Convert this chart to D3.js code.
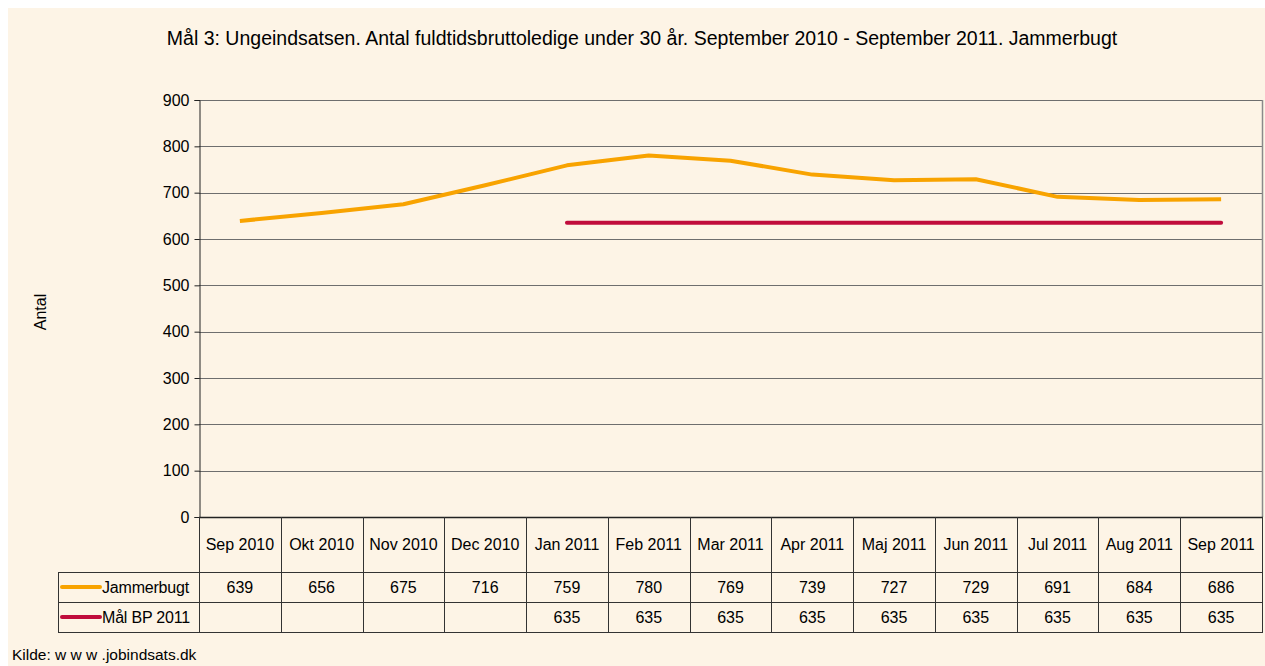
<!DOCTYPE html>
<html>
<head>
<meta charset="utf-8">
<script src="https://cdn.jsdelivr.net/npm/d3@7"></script>
<style>
  body { margin: 0; background: #fff; }
  #plot { width: 1265px; height: 666px; }
  text { font-family: "Liberation Sans", Arial, sans-serif; fill: #000; }
</style>
</head>
<body>
<div id="plot"></div>
<script>
// Chart data
const months = ['Sep 2010', 'Okt 2010', 'Nov 2010', 'Dec 2010', 'Jan 2011', 'Feb 2011', 'Mar 2011',
  'Apr 2011', 'Maj 2011', 'Jun 2011', 'Jul 2011', 'Aug 2011', 'Sep 2011'];
const jammerbugt = [639, 656, 675, 716, 759, 780, 769, 739, 727, 729, 691, 684, 686];
const maal = [null, null, null, null, 635, 635, 635, 635, 635, 635, 635, 635, 635];
const yTicks = [0, 100, 200, 300, 400, 500, 600, 700, 800, 900];
const seriesNames = ['Jammerbugt', 'Mål BP 2011'];
const seriesColors = ['#F8A300', '#C00C3C'];

function drawChart() {
  const W = 1265, H = 666;
  const svg = d3.select('#plot').append('svg').attr('width', W).attr('height', H);

  // cream background with a thin white margin top/left
  svg.append('rect').attr('x', 8).attr('y', 8).attr('width', W - 8).attr('height', H - 8).attr('fill', '#FDF4E6');

  const left = 199, right = 1262, top = 100, bottom = 517;
  const x = d3.scaleBand().domain(months).range([left, right]);
  const y = d3.scaleLinear().domain([0, 900]).range([bottom, top]);

  // gridlines
  svg.append('g').selectAll('line').data(yTicks.filter(d => d > 0)).join('line')
    .attr('x1', left).attr('x2', right)
    .attr('y1', d => Math.round(y(d)) + 0.5).attr('y2', d => Math.round(y(d)) + 0.5)
    .attr('stroke', '#6e6e6e').attr('stroke-width', 1);

  // right border of plot area
  svg.append('line').attr('x1', right + 0.5).attr('x2', right + 0.5).attr('y1', top).attr('y2', bottom)
    .attr('stroke', '#8a8a8a').attr('stroke-width', 1.5);

  // y axis
  const yAxis = d3.axisLeft(y).tickValues(yTicks).tickSize(5).tickPadding(5);
  const yg = svg.append('g').attr('transform', `translate(${left + 0.5},0)`).call(yAxis);
  yg.select('.domain').attr('stroke', '#222');
  yg.selectAll('.tick line').attr('stroke', '#222');
  yg.selectAll('text').style('font-size', '16px').attr('fill', '#000')
    .style('font-family', '"Liberation Sans", Arial, sans-serif');

  // lines
  const line = d3.line()
    .defined(d => d.v != null)
    .x(d => x(d.m) + x.bandwidth() / 2)
    .y(d => y(d.v));

  svg.append('path')
    .datum(months.map((m, i) => ({ m, v: maal[i] })))
    .attr('fill', 'none').attr('stroke', seriesColors[1]).attr('stroke-width', 4)
    .attr('stroke-linecap', 'round').attr('d', line);

  svg.append('path')
    .datum(months.map((m, i) => ({ m, v: jammerbugt[i] })))
    .attr('fill', 'none').attr('stroke', seriesColors[0]).attr('stroke-width', 4)
    .attr('stroke-linejoin', 'round').attr('d', line);

  // x axis line at 0
  svg.append('line').attr('x1', left).attr('x2', right + 1).attr('y1', bottom + 0.5).attr('y2', bottom + 0.5)
    .attr('stroke', '#222').attr('stroke-width', 1.5);

  // data table
  const rowH = [bottom, 572, 602, 632];
  const legendLeft = 58;
  const tbl = svg.append('g').attr('stroke', '#333').attr('stroke-width', 1);
  // vertical cell lines
  const bounds = months.map(m => x(m)).concat([right]);
  tbl.selectAll('line.v').data(bounds).join('line').attr('class', 'v')
    .attr('x1', d => Math.round(d) + 0.5).attr('x2', d => Math.round(d) + 0.5)
    .attr('y1', rowH[0]).attr('y2', rowH[3]);
  tbl.append('line').attr('x1', legendLeft + 0.5).attr('x2', legendLeft + 0.5).attr('y1', rowH[1]).attr('y2', rowH[3]);
  // horizontal lines
  [rowH[1], rowH[2], rowH[3]].forEach(yy => {
    tbl.append('line').attr('x1', legendLeft).attr('x2', right + 1).attr('y1', yy + 0.5).attr('y2', yy + 0.5);
  });

  // header labels
  svg.append('g').selectAll('text').data(months).join('text')
    .attr('x', d => x(d) + x.bandwidth() / 2).attr('y', (rowH[0] + rowH[1]) / 2)
    .attr('dy', '0.35em').attr('text-anchor', 'middle').style('font-size', '16px').text(d => d);

  const rows = [jammerbugt, maal];
  rows.forEach((vals, r) => {
    const cy = (rowH[r + 1] + rowH[r + 2]) / 2;
    svg.append('g').selectAll('text').data(months.map((m, i) => ({ m, v: vals[i] })).filter(d => d.v != null)).join('text')
      .attr('x', d => x(d.m) + x.bandwidth() / 2).attr('y', cy)
      .attr('dy', '0.35em').attr('text-anchor', 'middle').style('font-size', '16px').text(d => d.v);
    // legend key
    svg.append('line').attr('x1', 62).attr('x2', 100).attr('y1', cy).attr('y2', cy)
      .attr('stroke', seriesColors[r]).attr('stroke-width', 4).attr('stroke-linecap', 'round');
    svg.append('text').attr('x', 102).attr('y', cy).attr('dy', '0.35em')
      .style('font-size', '16px').style('letter-spacing', '-0.2px').text(seriesNames[r]);
  });

  // title
  svg.append('text').attr('x', 642).attr('y', 45).attr('text-anchor', 'middle')
    .style('font-size', '19.5px')
    .text('Mål 3: Ungeindsatsen. Antal fuldtidsbruttoledige under 30 år. September 2010 - September 2011. Jammerbugt');

  // y label
  svg.append('text').attr('transform', 'translate(40,312) rotate(-90)').attr('dy', '0.35em')
    .attr('text-anchor', 'middle').style('font-size', '16px').text('Antal');

  // source
  svg.append('text').attr('x', 12).attr('y', 655).attr('dy', '0.35em')
    .style('font-size', '15.5px').text('Kilde: w w w .jobindsats.dk');
}

drawChart();
</script>
</body>
</html>
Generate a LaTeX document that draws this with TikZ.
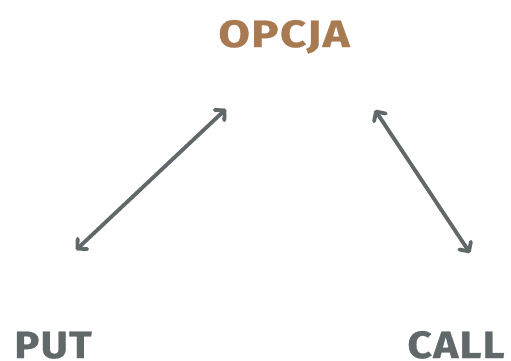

* _WRITTEN PROBLEM_
Give back the entries verbatim. Do not include any picture.

* _EXERCISE SOLUTION_
Convert this chart to D3.js code.
<!DOCTYPE html>
<html>
<head>
<meta charset="utf-8">
<script src="https://cdn.jsdelivr.net/npm/d3@7"></script>
<style>
  body { margin: 0; background: #fff; }
  #plot { width: 1265px; height: 666px; }
  text { font-family: "Liberation Sans", Arial, sans-serif; fill: #000; }
</style>
</head>
<body>
<div id="plot"></div>
<script>
// Chart data
const months = ['Sep 2010', 'Okt 2010', 'Nov 2010', 'Dec 2010', 'Jan 2011', 'Feb 2011', 'Mar 2011',
  'Apr 2011', 'Maj 2011', 'Jun 2011', 'Jul 2011', 'Aug 2011', 'Sep 2011'];
const jammerbugt = [639, 656, 675, 716, 759, 780, 769, 739, 727, 729, 691, 684, 686];
const maal = [null, null, null, null, 635, 635, 635, 635, 635, 635, 635, 635, 635];
const yTicks = [0, 100, 200, 300, 400, 500, 600, 700, 800, 900];
const seriesNames = ['Jammerbugt', 'Mål BP 2011'];
const seriesColors = ['#F8A300', '#C00C3C'];

function drawChart() {
  const W = 1265, H = 666;
  const svg = d3.select('#plot').append('svg').attr('width', W).attr('height', H);

  // cream background with a thin white margin top/left
  svg.append('rect').attr('x', 8).attr('y', 8).attr('width', W - 8).attr('height', H - 8).attr('fill', '#FDF4E6');

  const left = 199, right = 1262, top = 100, bottom = 517;
  const x = d3.scaleBand().domain(months).range([left, right]);
  const y = d3.scaleLinear().domain([0, 900]).range([bottom, top]);

  // gridlines
  svg.append('g').selectAll('line').data(yTicks.filter(d => d > 0)).join('line')
    .attr('x1', left).attr('x2', right)
    .attr('y1', d => Math.round(y(d)) + 0.5).attr('y2', d => Math.round(y(d)) + 0.5)
    .attr('stroke', '#6e6e6e').attr('stroke-width', 1);

  // right border of plot area
  svg.append('line').attr('x1', right + 0.5).attr('x2', right + 0.5).attr('y1', top).attr('y2', bottom)
    .attr('stroke', '#8a8a8a').attr('stroke-width', 1.5);

  // y axis
  const yAxis = d3.axisLeft(y).tickValues(yTicks).tickSize(5).tickPadding(5);
  const yg = svg.append('g').attr('transform', `translate(${left + 0.5},0)`).call(yAxis);
  yg.select('.domain').attr('stroke', '#222');
  yg.selectAll('.tick line').attr('stroke', '#222');
  yg.selectAll('text').style('font-size', '16px').attr('fill', '#000')
    .style('font-family', '"Liberation Sans", Arial, sans-serif');

  // lines
  const line = d3.line()
    .defined(d => d.v != null)
    .x(d => x(d.m) + x.bandwidth() / 2)
    .y(d => y(d.v));

  svg.append('path')
    .datum(months.map((m, i) => ({ m, v: maal[i] })))
    .attr('fill', 'none').attr('stroke', seriesColors[1]).attr('stroke-width', 4)
    .attr('stroke-linecap', 'round').attr('d', line);

  svg.append('path')
    .datum(months.map((m, i) => ({ m, v: jammerbugt[i] })))
    .attr('fill', 'none').attr('stroke', seriesColors[0]).attr('stroke-width', 4)
    .attr('stroke-linejoin', 'round').attr('d', line);

  // x axis line at 0
  svg.append('line').attr('x1', left).attr('x2', right + 1).attr('y1', bottom + 0.5).attr('y2', bottom + 0.5)
    .attr('stroke', '#222').attr('stroke-width', 1.5);

  // data table
  const rowH = [bottom, 572, 602, 632];
  const legendLeft = 58;
  const tbl = svg.append('g').attr('stroke', '#333').attr('stroke-width', 1);
  // vertical cell lines
  const bounds = months.map(m => x(m)).concat([right]);
  tbl.selectAll('line.v').data(bounds).join('line').attr('class', 'v')
    .attr('x1', d => Math.round(d) + 0.5).attr('x2', d => Math.round(d) + 0.5)
    .attr('y1', rowH[0]).attr('y2', rowH[3]);
  tbl.append('line').attr('x1', legendLeft + 0.5).attr('x2', legendLeft + 0.5).attr('y1', rowH[1]).attr('y2', rowH[3]);
  // horizontal lines
  [rowH[1], rowH[2], rowH[3]].forEach(yy => {
    tbl.append('line').attr('x1', legendLeft).attr('x2', right + 1).attr('y1', yy + 0.5).attr('y2', yy + 0.5);
  });

  // header labels
  svg.append('g').selectAll('text').data(months).join('text')
    .attr('x', d => x(d) + x.bandwidth() / 2).attr('y', (rowH[0] + rowH[1]) / 2)
    .attr('dy', '0.35em').attr('text-anchor', 'middle').style('font-size', '16px').text(d => d);

  const rows = [jammerbugt, maal];
  rows.forEach((vals, r) => {
    const cy = (rowH[r + 1] + rowH[r + 2]) / 2;
    svg.append('g').selectAll('text').data(months.map((m, i) => ({ m, v: vals[i] })).filter(d => d.v != null)).join('text')
      .attr('x', d => x(d.m) + x.bandwidth() / 2).attr('y', cy)
      .attr('dy', '0.35em').attr('text-anchor', 'middle').style('font-size', '16px').text(d => d.v);
    // legend key
    svg.append('line').attr('x1', 62).attr('x2', 100).attr('y1', cy).attr('y2', cy)
      .attr('stroke', seriesColors[r]).attr('stroke-width', 4).attr('stroke-linecap', 'round');
    svg.append('text').attr('x', 102).attr('y', cy).attr('dy', '0.35em')
      .style('font-size', '16px').style('letter-spacing', '-0.2px').text(seriesNames[r]);
  });

  // title
  svg.append('text').attr('x', 642).attr('y', 45).attr('text-anchor', 'middle')
    .style('font-size', '19.5px')
    .text('Mål 3: Ungeindsatsen. Antal fuldtidsbruttoledige under 30 år. September 2010 - September 2011. Jammerbugt');

  // y label
  svg.append('text').attr('transform', 'translate(40,312) rotate(-90)').attr('dy', '0.35em')
    .attr('text-anchor', 'middle').style('font-size', '16px').text('Antal');

  // source
  svg.append('text').attr('x', 12).attr('y', 655).attr('dy', '0.35em')
    .style('font-size', '15.5px').text('Kilde: w w w .jobindsats.dk');
}

drawChart();
</script>
</body>
</html>
Generate a LaTeX document that draws this with TikZ.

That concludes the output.